## Information supplied
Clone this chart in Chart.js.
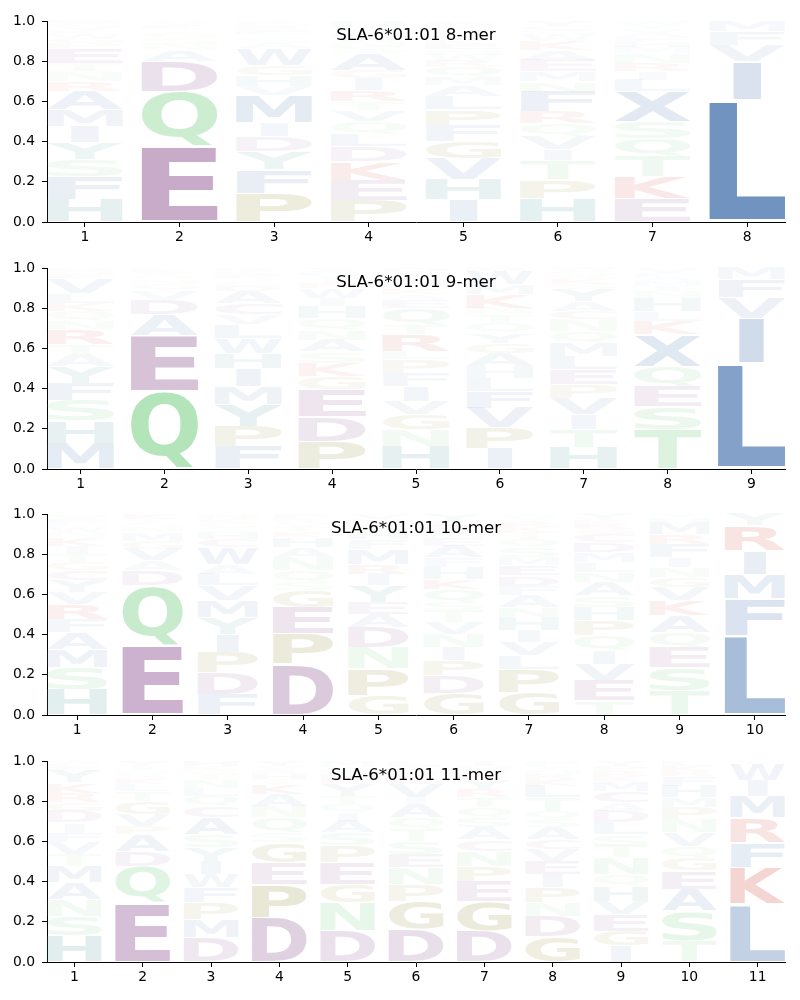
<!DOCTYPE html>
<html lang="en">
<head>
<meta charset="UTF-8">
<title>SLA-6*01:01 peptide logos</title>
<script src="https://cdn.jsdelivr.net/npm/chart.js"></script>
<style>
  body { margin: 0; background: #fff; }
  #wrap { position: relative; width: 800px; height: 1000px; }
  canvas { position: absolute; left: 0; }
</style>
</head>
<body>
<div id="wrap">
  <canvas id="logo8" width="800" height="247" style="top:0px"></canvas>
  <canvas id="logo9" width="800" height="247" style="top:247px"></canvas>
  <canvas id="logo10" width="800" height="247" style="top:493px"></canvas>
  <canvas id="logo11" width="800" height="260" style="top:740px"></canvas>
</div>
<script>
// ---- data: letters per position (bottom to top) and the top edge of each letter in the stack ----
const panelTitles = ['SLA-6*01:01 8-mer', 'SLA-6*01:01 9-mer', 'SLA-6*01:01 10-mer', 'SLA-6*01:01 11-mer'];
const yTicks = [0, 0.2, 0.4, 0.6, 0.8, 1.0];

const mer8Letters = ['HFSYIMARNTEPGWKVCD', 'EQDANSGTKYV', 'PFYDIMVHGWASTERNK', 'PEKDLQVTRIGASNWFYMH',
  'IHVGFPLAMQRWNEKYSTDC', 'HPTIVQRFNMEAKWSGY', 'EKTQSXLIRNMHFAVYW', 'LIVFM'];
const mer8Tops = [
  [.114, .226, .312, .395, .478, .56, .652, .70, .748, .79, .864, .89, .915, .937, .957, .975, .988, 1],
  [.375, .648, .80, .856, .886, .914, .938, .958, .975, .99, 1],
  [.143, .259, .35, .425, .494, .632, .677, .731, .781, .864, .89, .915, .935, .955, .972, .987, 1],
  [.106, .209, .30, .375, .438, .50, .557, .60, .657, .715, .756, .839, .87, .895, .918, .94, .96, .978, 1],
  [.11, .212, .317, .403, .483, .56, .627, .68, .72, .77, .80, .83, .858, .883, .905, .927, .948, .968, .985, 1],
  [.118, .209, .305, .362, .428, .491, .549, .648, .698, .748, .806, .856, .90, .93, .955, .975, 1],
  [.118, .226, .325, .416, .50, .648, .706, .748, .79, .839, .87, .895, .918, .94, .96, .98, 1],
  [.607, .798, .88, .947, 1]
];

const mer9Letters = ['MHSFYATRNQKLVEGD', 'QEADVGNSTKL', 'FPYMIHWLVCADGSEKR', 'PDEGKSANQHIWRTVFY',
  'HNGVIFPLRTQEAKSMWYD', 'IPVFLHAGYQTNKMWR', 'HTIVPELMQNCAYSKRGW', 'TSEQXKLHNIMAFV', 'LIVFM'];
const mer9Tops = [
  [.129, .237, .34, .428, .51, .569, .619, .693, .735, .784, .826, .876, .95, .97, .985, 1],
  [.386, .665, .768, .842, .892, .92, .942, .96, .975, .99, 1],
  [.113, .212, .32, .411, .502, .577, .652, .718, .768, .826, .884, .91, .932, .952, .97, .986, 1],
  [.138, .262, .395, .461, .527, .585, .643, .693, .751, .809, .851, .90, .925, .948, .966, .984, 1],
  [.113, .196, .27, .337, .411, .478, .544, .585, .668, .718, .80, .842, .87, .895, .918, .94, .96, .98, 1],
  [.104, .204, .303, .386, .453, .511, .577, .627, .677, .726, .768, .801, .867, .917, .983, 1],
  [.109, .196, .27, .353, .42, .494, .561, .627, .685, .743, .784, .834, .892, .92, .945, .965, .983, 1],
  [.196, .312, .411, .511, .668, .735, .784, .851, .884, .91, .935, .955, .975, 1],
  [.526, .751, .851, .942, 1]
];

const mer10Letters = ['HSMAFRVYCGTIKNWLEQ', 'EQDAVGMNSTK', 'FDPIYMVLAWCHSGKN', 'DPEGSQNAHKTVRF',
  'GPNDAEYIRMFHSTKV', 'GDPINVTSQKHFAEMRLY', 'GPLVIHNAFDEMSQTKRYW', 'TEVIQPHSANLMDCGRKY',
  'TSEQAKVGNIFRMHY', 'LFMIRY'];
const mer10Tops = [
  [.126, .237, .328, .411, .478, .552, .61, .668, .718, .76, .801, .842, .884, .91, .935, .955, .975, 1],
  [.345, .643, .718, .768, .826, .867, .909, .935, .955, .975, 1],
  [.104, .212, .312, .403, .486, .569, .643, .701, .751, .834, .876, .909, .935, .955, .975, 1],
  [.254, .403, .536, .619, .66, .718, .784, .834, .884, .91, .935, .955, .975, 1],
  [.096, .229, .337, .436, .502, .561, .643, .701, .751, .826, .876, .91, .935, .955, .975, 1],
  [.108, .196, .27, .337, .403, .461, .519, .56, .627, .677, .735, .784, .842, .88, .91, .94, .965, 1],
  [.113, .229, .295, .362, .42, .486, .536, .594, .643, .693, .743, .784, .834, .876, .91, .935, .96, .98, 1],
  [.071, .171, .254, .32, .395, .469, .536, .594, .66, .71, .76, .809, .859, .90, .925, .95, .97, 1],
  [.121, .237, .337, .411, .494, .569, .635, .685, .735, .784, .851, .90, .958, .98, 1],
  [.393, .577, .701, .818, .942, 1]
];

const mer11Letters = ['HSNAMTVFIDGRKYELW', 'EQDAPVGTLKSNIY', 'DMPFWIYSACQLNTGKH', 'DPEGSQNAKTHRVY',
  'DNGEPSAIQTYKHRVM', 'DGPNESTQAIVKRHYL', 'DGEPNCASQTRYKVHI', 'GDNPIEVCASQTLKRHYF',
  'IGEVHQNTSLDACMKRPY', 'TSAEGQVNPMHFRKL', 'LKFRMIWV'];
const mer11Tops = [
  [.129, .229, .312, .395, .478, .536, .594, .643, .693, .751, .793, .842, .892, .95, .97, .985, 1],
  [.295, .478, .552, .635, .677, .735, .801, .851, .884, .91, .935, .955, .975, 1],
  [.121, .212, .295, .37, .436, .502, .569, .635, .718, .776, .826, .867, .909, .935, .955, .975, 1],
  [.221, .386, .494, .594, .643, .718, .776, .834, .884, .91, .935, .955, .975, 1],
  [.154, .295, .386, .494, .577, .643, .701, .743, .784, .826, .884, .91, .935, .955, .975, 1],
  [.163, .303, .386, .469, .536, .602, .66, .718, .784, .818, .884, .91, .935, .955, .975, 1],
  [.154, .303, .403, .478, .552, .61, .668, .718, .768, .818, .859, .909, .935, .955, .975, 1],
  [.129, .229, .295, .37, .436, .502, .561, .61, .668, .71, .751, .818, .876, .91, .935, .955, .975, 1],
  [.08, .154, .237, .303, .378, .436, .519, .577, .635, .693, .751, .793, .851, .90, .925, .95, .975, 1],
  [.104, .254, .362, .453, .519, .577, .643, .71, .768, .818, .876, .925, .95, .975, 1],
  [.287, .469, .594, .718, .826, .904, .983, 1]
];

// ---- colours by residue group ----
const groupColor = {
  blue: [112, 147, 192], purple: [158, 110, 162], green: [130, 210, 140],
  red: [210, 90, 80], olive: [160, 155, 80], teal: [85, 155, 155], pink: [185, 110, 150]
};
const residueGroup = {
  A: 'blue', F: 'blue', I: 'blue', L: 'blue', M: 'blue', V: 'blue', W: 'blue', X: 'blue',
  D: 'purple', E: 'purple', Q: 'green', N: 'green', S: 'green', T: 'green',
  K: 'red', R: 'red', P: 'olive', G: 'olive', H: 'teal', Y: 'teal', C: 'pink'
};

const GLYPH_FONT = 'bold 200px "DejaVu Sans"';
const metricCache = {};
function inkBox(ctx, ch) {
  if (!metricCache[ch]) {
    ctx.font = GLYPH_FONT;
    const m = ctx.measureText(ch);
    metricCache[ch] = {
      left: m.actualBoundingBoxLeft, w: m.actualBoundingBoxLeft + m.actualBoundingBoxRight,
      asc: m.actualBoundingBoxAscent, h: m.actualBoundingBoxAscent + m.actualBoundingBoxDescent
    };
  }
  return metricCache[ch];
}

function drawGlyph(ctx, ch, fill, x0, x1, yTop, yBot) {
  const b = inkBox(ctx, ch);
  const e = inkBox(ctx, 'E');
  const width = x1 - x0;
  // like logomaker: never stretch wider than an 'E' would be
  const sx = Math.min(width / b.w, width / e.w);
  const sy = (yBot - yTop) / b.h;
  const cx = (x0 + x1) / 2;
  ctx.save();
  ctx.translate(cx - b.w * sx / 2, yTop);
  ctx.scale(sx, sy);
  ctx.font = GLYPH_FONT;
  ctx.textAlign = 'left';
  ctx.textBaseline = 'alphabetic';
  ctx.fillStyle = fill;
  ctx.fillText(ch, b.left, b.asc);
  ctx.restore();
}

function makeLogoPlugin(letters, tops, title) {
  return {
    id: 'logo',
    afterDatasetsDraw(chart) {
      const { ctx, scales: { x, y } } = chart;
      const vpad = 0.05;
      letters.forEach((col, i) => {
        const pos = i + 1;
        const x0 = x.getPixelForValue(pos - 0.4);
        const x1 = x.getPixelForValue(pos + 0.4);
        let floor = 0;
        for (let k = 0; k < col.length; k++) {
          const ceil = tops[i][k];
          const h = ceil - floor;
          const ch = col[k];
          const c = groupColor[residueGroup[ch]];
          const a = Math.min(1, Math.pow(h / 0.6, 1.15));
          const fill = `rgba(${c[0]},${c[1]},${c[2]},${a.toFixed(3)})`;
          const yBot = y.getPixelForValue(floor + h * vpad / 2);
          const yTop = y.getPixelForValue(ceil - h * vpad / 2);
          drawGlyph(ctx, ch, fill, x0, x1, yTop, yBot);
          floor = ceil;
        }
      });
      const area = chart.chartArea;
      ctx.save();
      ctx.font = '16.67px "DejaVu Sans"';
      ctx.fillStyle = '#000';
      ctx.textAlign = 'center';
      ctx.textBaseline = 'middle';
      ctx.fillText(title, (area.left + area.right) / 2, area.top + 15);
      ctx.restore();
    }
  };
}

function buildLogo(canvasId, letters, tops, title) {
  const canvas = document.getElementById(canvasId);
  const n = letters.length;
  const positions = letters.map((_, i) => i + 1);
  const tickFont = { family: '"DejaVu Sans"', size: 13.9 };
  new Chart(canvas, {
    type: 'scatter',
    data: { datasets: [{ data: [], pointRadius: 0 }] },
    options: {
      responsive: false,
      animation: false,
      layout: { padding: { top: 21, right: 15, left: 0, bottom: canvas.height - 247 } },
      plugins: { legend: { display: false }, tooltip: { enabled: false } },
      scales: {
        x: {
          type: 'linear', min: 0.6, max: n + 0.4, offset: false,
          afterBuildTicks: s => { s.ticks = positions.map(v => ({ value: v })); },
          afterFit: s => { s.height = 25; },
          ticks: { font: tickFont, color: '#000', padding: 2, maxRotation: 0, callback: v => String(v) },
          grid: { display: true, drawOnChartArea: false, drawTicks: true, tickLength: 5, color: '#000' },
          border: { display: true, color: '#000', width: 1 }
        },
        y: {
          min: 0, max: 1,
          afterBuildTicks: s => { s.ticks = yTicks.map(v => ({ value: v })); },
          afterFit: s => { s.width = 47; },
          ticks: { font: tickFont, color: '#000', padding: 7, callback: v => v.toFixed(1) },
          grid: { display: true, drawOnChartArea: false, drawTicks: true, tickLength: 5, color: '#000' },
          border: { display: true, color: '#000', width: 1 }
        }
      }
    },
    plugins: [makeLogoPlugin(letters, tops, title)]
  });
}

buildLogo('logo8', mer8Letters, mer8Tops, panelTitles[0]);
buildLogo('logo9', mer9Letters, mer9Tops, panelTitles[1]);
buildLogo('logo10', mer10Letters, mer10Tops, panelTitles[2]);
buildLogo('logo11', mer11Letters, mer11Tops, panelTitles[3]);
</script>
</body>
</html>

## What you will do
Return, unchanged, the lines from the first line of the material through the line that holds "const yTicks = [0, 0.2, 0.4, 0.6, 0.8, 1.0];", inclusive, omitting pictures.

## Finished answer
Clone this chart in Chart.js.
<!DOCTYPE html>
<html lang="en">
<head>
<meta charset="UTF-8">
<title>SLA-6*01:01 peptide logos</title>
<script src="https://cdn.jsdelivr.net/npm/chart.js"></script>
<style>
  body { margin: 0; background: #fff; }
  #wrap { position: relative; width: 800px; height: 1000px; }
  canvas { position: absolute; left: 0; }
</style>
</head>
<body>
<div id="wrap">
  <canvas id="logo8" width="800" height="247" style="top:0px"></canvas>
  <canvas id="logo9" width="800" height="247" style="top:247px"></canvas>
  <canvas id="logo10" width="800" height="247" style="top:493px"></canvas>
  <canvas id="logo11" width="800" height="260" style="top:740px"></canvas>
</div>
<script>
// ---- data: letters per position (bottom to top) and the top edge of each letter in the stack ----
const panelTitles = ['SLA-6*01:01 8-mer', 'SLA-6*01:01 9-mer', 'SLA-6*01:01 10-mer', 'SLA-6*01:01 11-mer'];
const yTicks = [0, 0.2, 0.4, 0.6, 0.8, 1.0];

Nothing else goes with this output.